-- Begin --

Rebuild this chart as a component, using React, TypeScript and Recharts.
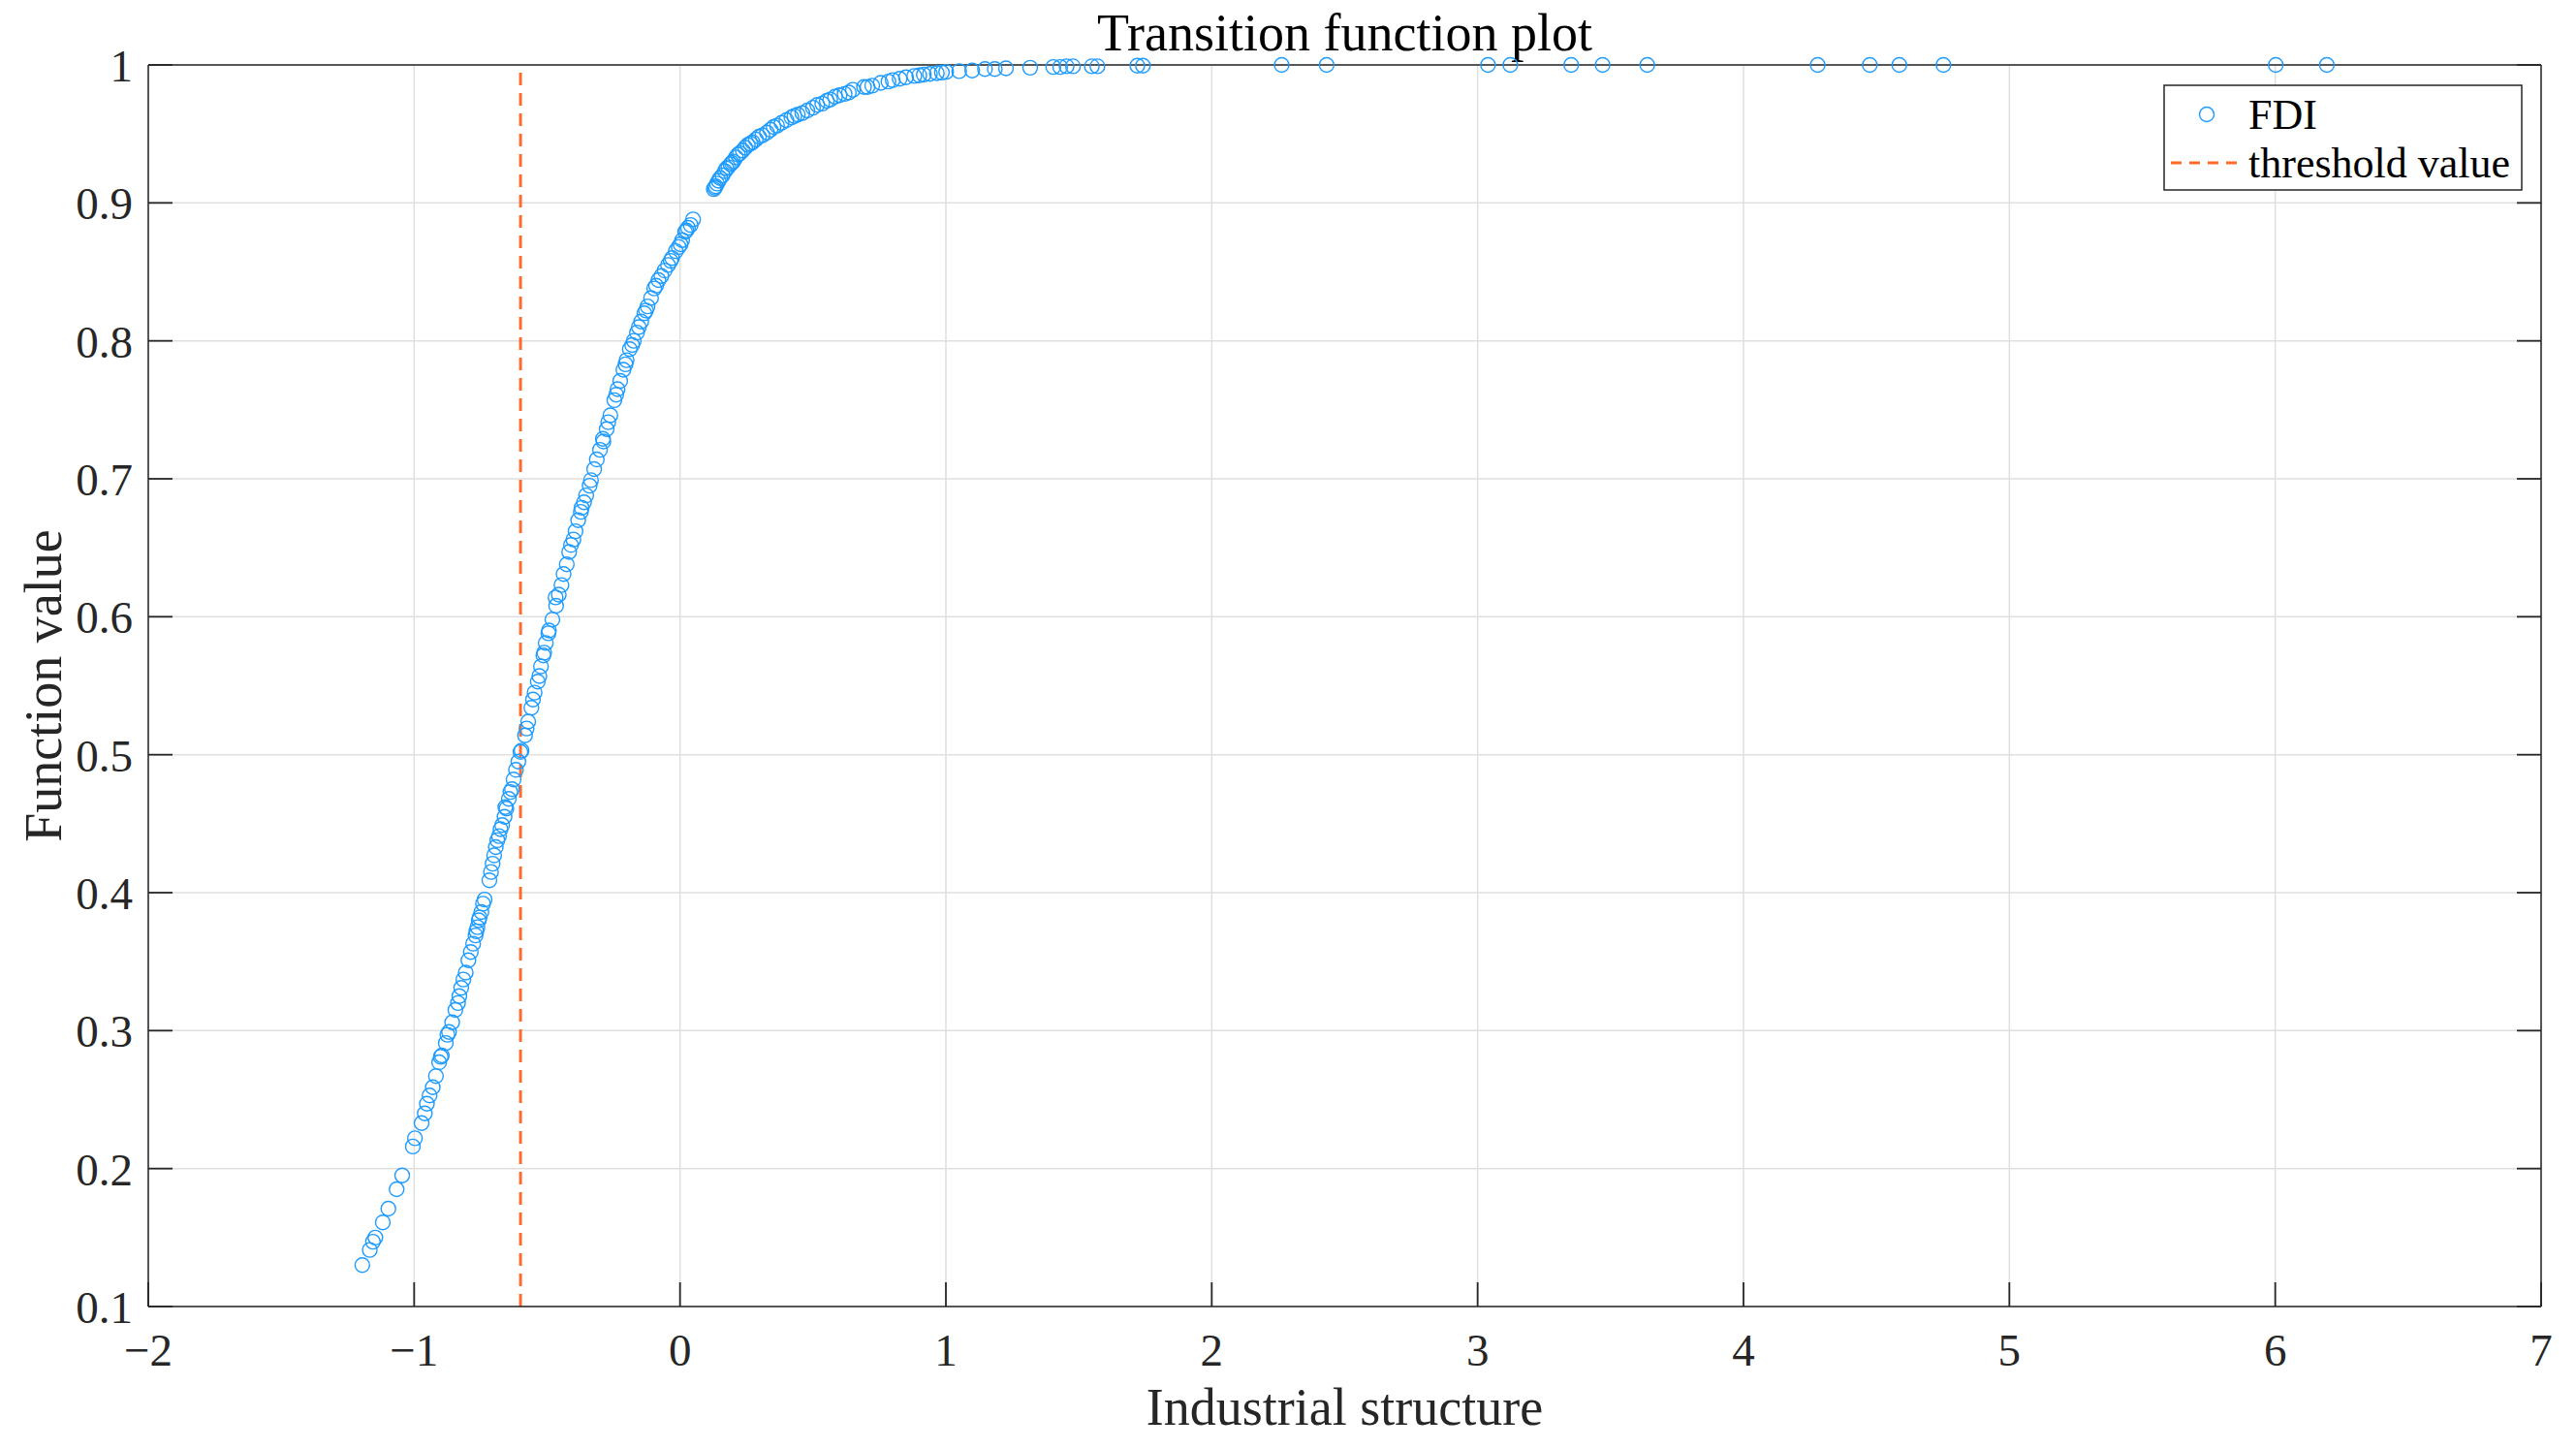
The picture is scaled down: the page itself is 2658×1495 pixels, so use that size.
import { ScatterChart, Scatter, XAxis, YAxis, CartesianGrid, ReferenceLine, Legend, Label } from 'recharts';

// readings from the reference plot (industrial structure -> transition function value)
const industrialStructure = [
  -1.195, -1.167, -1.155, -1.146, -1.118, -1.097, -1.066, -1.045, -1.005, -0.997,
  -0.972, -0.96, -0.952, -0.942, -0.93, -0.918, -0.906, -0.896, -0.881, -0.869,
  -0.857, -0.835, -0.83, -0.823, -0.806, -0.796, -0.778, -0.769, -0.762, -0.757,
  -0.747, -0.741, -0.717, -0.711, -0.705, -0.699, -0.693, -0.681, -0.669, -0.66,
  -0.653, -0.644, -0.632, -0.626, -0.608, -0.596, -0.583, -0.571, -0.559, -0.547,
  -0.535, -0.523, -0.514, -0.505, -0.495, -0.48, -0.466, -0.456, -0.446, -0.438,
  -0.426, -0.417, -0.401, -0.393, -0.383, -0.373, -0.361, -0.353, -0.335, -0.323,
  -0.313, -0.301, -0.288, -0.276, -0.262, -0.247, -0.235, -0.225, -0.213, -0.201,
  -0.189, -0.174, -0.162, -0.146, -0.134, -0.122, -0.109, -0.097, -0.081, -0.07,
  -0.058, -0.045, -0.03, -0.016, -0.005, 0.008, 0.019, 0.03, 0.049,
  -0.468, -0.493, -0.511, -0.529, -0.553, -0.577, -0.6, -0.617, -0.638, -0.657,
  -0.675, -0.687, -0.735, -0.754, -0.766, -0.787, -0.815, -0.845, -0.875, -0.9,
  -0.41, -0.37, -0.34, -0.29, -0.27, -0.24, -0.205, -0.18, -0.155, -0.128,
  -0.09, -0.035, 0.002, 0.024, 0.04,
  0.127, 0.134, 0.139, 0.151, 0.16, 0.169, 0.182, 0.19, 0.2, 0.21,
  0.218, 0.236, 0.255, 0.273, 0.297, 0.327, 0.352, 0.382, 0.419, 0.443,
  0.479, 0.516, 0.552, 0.583, 0.619, 0.65, 0.692, 0.723, 0.784, 0.826,
  0.881, 0.917, 0.966, 1.001, 1.05, 1.099, 1.147, 1.184, 1.226, 1.317,
  0.131, 0.145, 0.175, 0.195, 0.225, 0.245, 0.265, 0.285, 0.31, 0.34,
  0.365, 0.4, 0.43, 0.46, 0.5, 0.535, 0.565, 0.6, 0.635, 0.705,
  0.755, 0.8, 0.85, 0.9, 0.94, 0.985,
  1.404, 1.43, 1.454, 1.478, 1.549, 1.57, 1.72, 1.741,
  2.263, 2.432, 3.039, 3.123, 3.352, 3.47, 3.638, 4.279, 4.475, 4.586, 4.752, 6.002, 6.194,
];

const functionValue = [
  0.13, 0.141, 0.147, 0.15, 0.161, 0.171, 0.185, 0.195, 0.216, 0.222,
  0.233, 0.24, 0.247, 0.253, 0.259, 0.267, 0.277, 0.282, 0.291, 0.299,
  0.306, 0.32, 0.325, 0.331, 0.342, 0.351, 0.363, 0.369, 0.375, 0.38,
  0.386, 0.392, 0.409, 0.415, 0.421, 0.427, 0.433, 0.441, 0.449, 0.455,
  0.461, 0.468, 0.475, 0.482, 0.495, 0.503, 0.514, 0.524, 0.534, 0.545,
  0.553, 0.564, 0.572, 0.581, 0.588, 0.598, 0.608, 0.616, 0.623, 0.631,
  0.638, 0.647, 0.656, 0.662, 0.67, 0.676, 0.683, 0.688, 0.699, 0.707,
  0.714, 0.721, 0.727, 0.736, 0.746, 0.757, 0.765, 0.771, 0.779, 0.786,
  0.794, 0.8, 0.806, 0.814, 0.82, 0.825, 0.831, 0.838, 0.844, 0.847,
  0.851, 0.855, 0.86, 0.865, 0.868, 0.873, 0.879, 0.882, 0.888,
  0.614, 0.59, 0.574, 0.557, 0.54, 0.519, 0.502, 0.489, 0.473, 0.462,
  0.446, 0.438, 0.395, 0.382, 0.372, 0.357, 0.337, 0.315, 0.297, 0.281,
  0.652, 0.679, 0.695, 0.729, 0.741, 0.761, 0.783, 0.797, 0.81, 0.822,
  0.84, 0.858, 0.87, 0.88, 0.884,
  0.91, 0.912, 0.914, 0.918, 0.92, 0.923, 0.926, 0.928, 0.93, 0.933,
  0.935, 0.938, 0.942, 0.944, 0.948, 0.951, 0.955, 0.958, 0.962, 0.964,
  0.967, 0.971, 0.974, 0.977, 0.979, 0.982, 0.984, 0.985, 0.988, 0.99,
  0.992, 0.993, 0.994, 0.995, 0.9955, 0.996, 0.997, 0.997, 0.9975, 0.998,
  0.911, 0.916, 0.925, 0.929, 0.936, 0.94, 0.943, 0.946, 0.949, 0.953,
  0.956, 0.96, 0.963, 0.965, 0.969, 0.972, 0.975, 0.978, 0.98, 0.984,
  0.987, 0.989, 0.991, 0.9925, 0.9935, 0.9945,
  0.9985, 0.9985, 0.999, 0.999, 0.999, 0.999, 0.9995, 0.9995,
  1, 1, 1, 1, 1, 1, 1, 1, 1, 1, 1, 1, 1,
];

const thresholdValue = -0.6;
const xTicks = [-2, -1, 0, 1, 2, 3, 4, 5, 6, 7];
const yTicks = [0.1, 0.2, 0.3, 0.4, 0.5, 0.6, 0.7, 0.8, 0.9, 1];

const FONT = '"Liberation Serif", "Times New Roman", serif';
const BLUE = '#1E9BFF';
const ORANGE = '#FF6A29';
const AXIS = '#262626';
const GRID = '#DFDFDF';
const TICK_LEN = 25;

const data = industrialStructure.map((x, i) => ({ x, y: functionValue[i] }));

const fmtX = (v: number) => (v < 0 ? `\u2212${Math.abs(v)}` : `${v}`);
const fmtY = (v: number) => (v === 1 ? '1' : v.toFixed(1));

const BottomTick = ({ x, y, payload }: any) => (
  <g>
    <line x1={x} x2={x} y1={y} y2={y - TICK_LEN} stroke={AXIS} strokeWidth={1.8} />
    <text x={x} y={y + 61} textAnchor="middle" fontFamily={FONT} fontSize={47} fill="#262626">
      {fmtX(payload.value)}
    </text>
  </g>
);

const LeftTick = ({ x, y, payload }: any) => (
  <g>
    <line x1={x} x2={x + TICK_LEN} y1={y} y2={y} stroke={AXIS} strokeWidth={1.8} />
    <text x={x - 16} y={y + 17} textAnchor="end" fontFamily={FONT} fontSize={47} fill="#262626">
      {fmtY(payload.value)}
    </text>
  </g>
);

const TopTick = ({ x, y }: any) => <line x1={x} x2={x} y1={y} y2={y + TICK_LEN} stroke={AXIS} strokeWidth={1.8} />;

const RightTick = ({ x, y }: any) => <line x1={x} x2={x - TICK_LEN} y1={y} y2={y} stroke={AXIS} strokeWidth={1.8} />;

const Ring = (props: any) => (
  <circle cx={props.cx} cy={props.cy} r={7.5} fill="none" stroke={BLUE} strokeWidth={1.4} />
);

const TitleLabel = ({ viewBox }: any) => (
  <text x={viewBox.x + viewBox.width / 2} y={viewBox.y + viewBox.height - 15} textAnchor="middle" fontFamily={FONT} fontSize={54} fill="#000">
    Transition function plot
  </text>
);

const XTitle = ({ viewBox }: any) => (
  <text x={viewBox.x + viewBox.width / 2} y={viewBox.y + 122} textAnchor="middle" fontFamily={FONT} fontSize={54} fill="#262626">
    Industrial structure
  </text>
);

const YTitle = ({ viewBox }: any) => {
  const cx = viewBox.x + 55;
  const cy = viewBox.y + viewBox.height / 2;
  return (
    <text x={cx} y={cy} transform={`rotate(-90, ${cx}, ${cy})`} textAnchor="middle" fontFamily={FONT} fontSize={54} fill="#262626">
      Function value
    </text>
  );
};

const legendItems = [
  { name: 'FDI', kind: 'marker' },
  { name: 'threshold value', kind: 'line' },
];

const renderLegend = () => (
  <svg width={372} height={111} style={{ display: 'block' }}>
    <rect x={1} y={1} width={369} height={108} fill="#fff" stroke={AXIS} strokeWidth={1.5} />
    {legendItems.map((item, i) => {
      const cy = 31 + i * 50;
      return (
        <g key={item.name}>
          {item.kind === 'marker' ? (
            <circle cx={45} cy={cy} r={7.5} fill="none" stroke={BLUE} strokeWidth={1.4} />
          ) : (
            <line x1={8} x2={78} y1={cy} y2={cy} stroke={ORANGE} strokeWidth={3} strokeDasharray="11 8" />
          )}
          <text x={88} y={cy + 15} fontFamily={FONT} fontSize={44} fill="#000">
            {item.name}
          </text>
        </g>
      );
    })}
  </svg>
);

const axisLine = { stroke: AXIS, strokeWidth: 1.5 };

export default function App() {
  return (
    <ScatterChart width={2642} height={1480} margin={{ top: 58, right: 27, bottom: 0, left: 0 }}>
      <CartesianGrid stroke={GRID} strokeWidth={1.5} />
      <XAxis
        type="number"
        dataKey="x"
        domain={[-2, 7]}
        ticks={xTicks}
        interval={0}
        tickSize={0}
        tickMargin={0}
        tickLine={false}
        axisLine={axisLine}
        tick={<BottomTick />}
        height={140}
      >
        <Label content={XTitle} />
      </XAxis>
      <XAxis
        xAxisId="top"
        orientation="top"
        type="number"
        domain={[-2, 7]}
        allowDataOverflow
        ticks={xTicks}
        interval={0}
        tickSize={0}
        tickMargin={0}
        tickLine={false}
        axisLine={axisLine}
        tick={<TopTick />}
        height={1}
      >
        <Label content={TitleLabel} />
      </XAxis>
      <YAxis
        type="number"
        dataKey="y"
        domain={[0.1, 1]}
        ticks={yTicks}
        interval={0}
        tickSize={0}
        tickMargin={0}
        tickLine={false}
        axisLine={axisLine}
        tick={<LeftTick />}
        width={145}
      >
        <Label content={YTitle} />
      </YAxis>
      <YAxis
        yAxisId="right"
        orientation="right"
        type="number"
        domain={[0.1, 1]}
        allowDataOverflow
        ticks={yTicks}
        interval={0}
        tickSize={0}
        tickMargin={0}
        tickLine={false}
        axisLine={axisLine}
        tick={<RightTick />}
        width={1}
      />
      <Scatter name="FDI" data={data} shape={Ring} isAnimationActive={false} />
      <ReferenceLine x={thresholdValue} stroke={ORANGE} strokeWidth={3} strokeDasharray="13 8" />
      <Legend
        layout="vertical"
        align="center"
        verticalAlign="middle"
        content={renderLegend}
        wrapperStyle={{ left: 2224, top: 79, width: 372, height: 111 }}
      />
    </ScatterChart>
  );
}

-- End --

## Requirement
Look through the material above and print exactly the lines from the one containing "The picture is" to the one containing "ReferenceLine, Legend, Label", both included, and nothing more.

## Answer below
The picture is scaled down: the page itself is 2658×1495 pixels, so use that size.
import { ScatterChart, Scatter, XAxis, YAxis, CartesianGrid, ReferenceLine, Legend, Label } from 'recharts';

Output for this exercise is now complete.